Since all of the GPU's processors run in lockstep (it's a SIMD machine), the test to decide whether not to do something takes time - whereas doing it redundantly comes 'for free'. So rather than flagging which pairs of objects to compare, it'll probably be significantly FASTER to just mindlessly compare them all!

Also, the results come in the form of a big block of results - all of which arrive in parallel. Again - it's vastly faster to mindlessly read back all of the results than it is to read back a flag - then test the flag - then conditionally read back results.

We can't treat the GPU as a fast CPU - in fact, each individual processor isn't really all that fast. Where we get speed is from the insane parallelism (48 CPU's!).
At the end of the frame, we just read back the AABB's, to update the broadphase on CPU, and readback the transforms, ONLY for the objects that we expressed interest in. This is encoded in the broadphase bitmap.
When reading things back into the CPU from the GPU, the setup time totally dwarfs the bandwidth considerations (especially on PCI-express). So rather than picking the half dozen objects we care about and incurring a half dozen setup costs - it'll probably be significantly faster to mindlessly read them all back - incurring just one setup cost.
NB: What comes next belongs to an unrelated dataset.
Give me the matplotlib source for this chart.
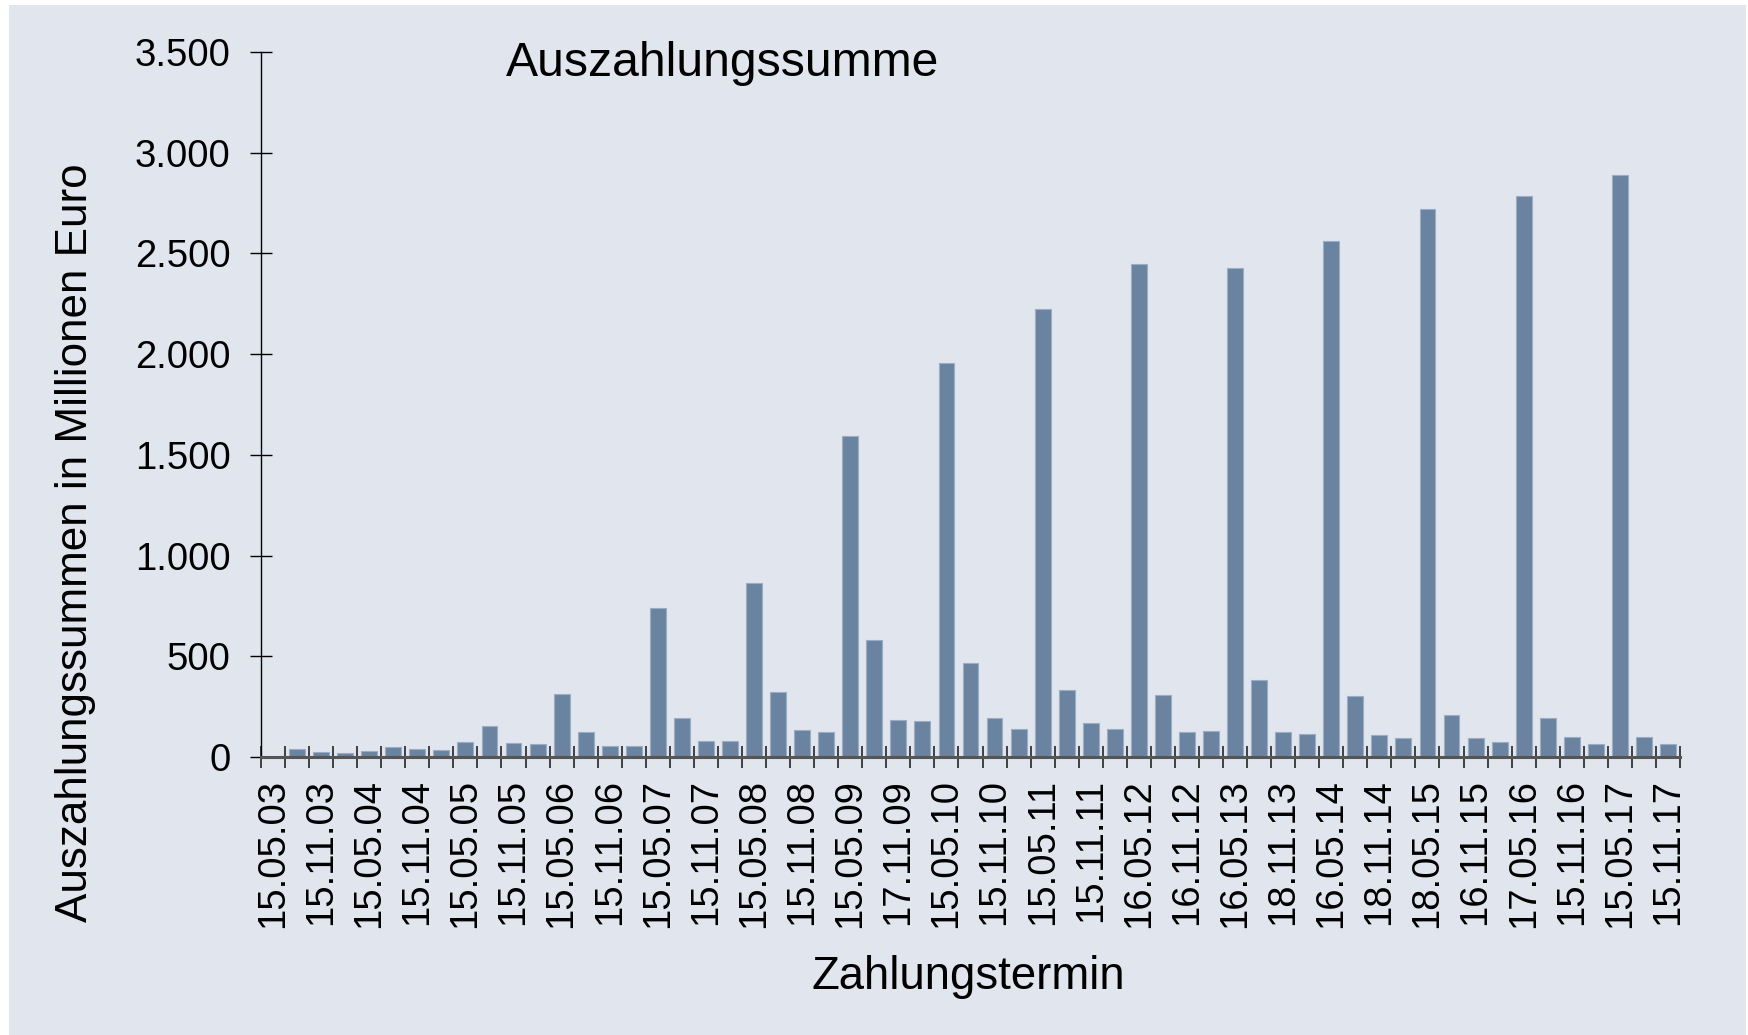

But the tradeoff depends on the ratio of the number of objects out there versus the number we care about compared to the ratio of data transfer time to setup time.
Please also see broadphase description in page 10 of the Bullet user manual
Comparison of a vast number of AABB's to one particular AABB is something the GPU can do insanely fast. So the cost to compare every AABB with every other AABB is going to be fairly small - even if we did it mindlessly and without any kind of finesse at all.

So Broadphase and midphase might end up being parallelizable for relatively low cost. (Of the order of one or two polygons per object - which has to be seen in the context of the time needed to render that object - which might be made of dozens of polygons).

Narrowphase seems like something we need to do on the CPU...but I don't know enough about this stuff.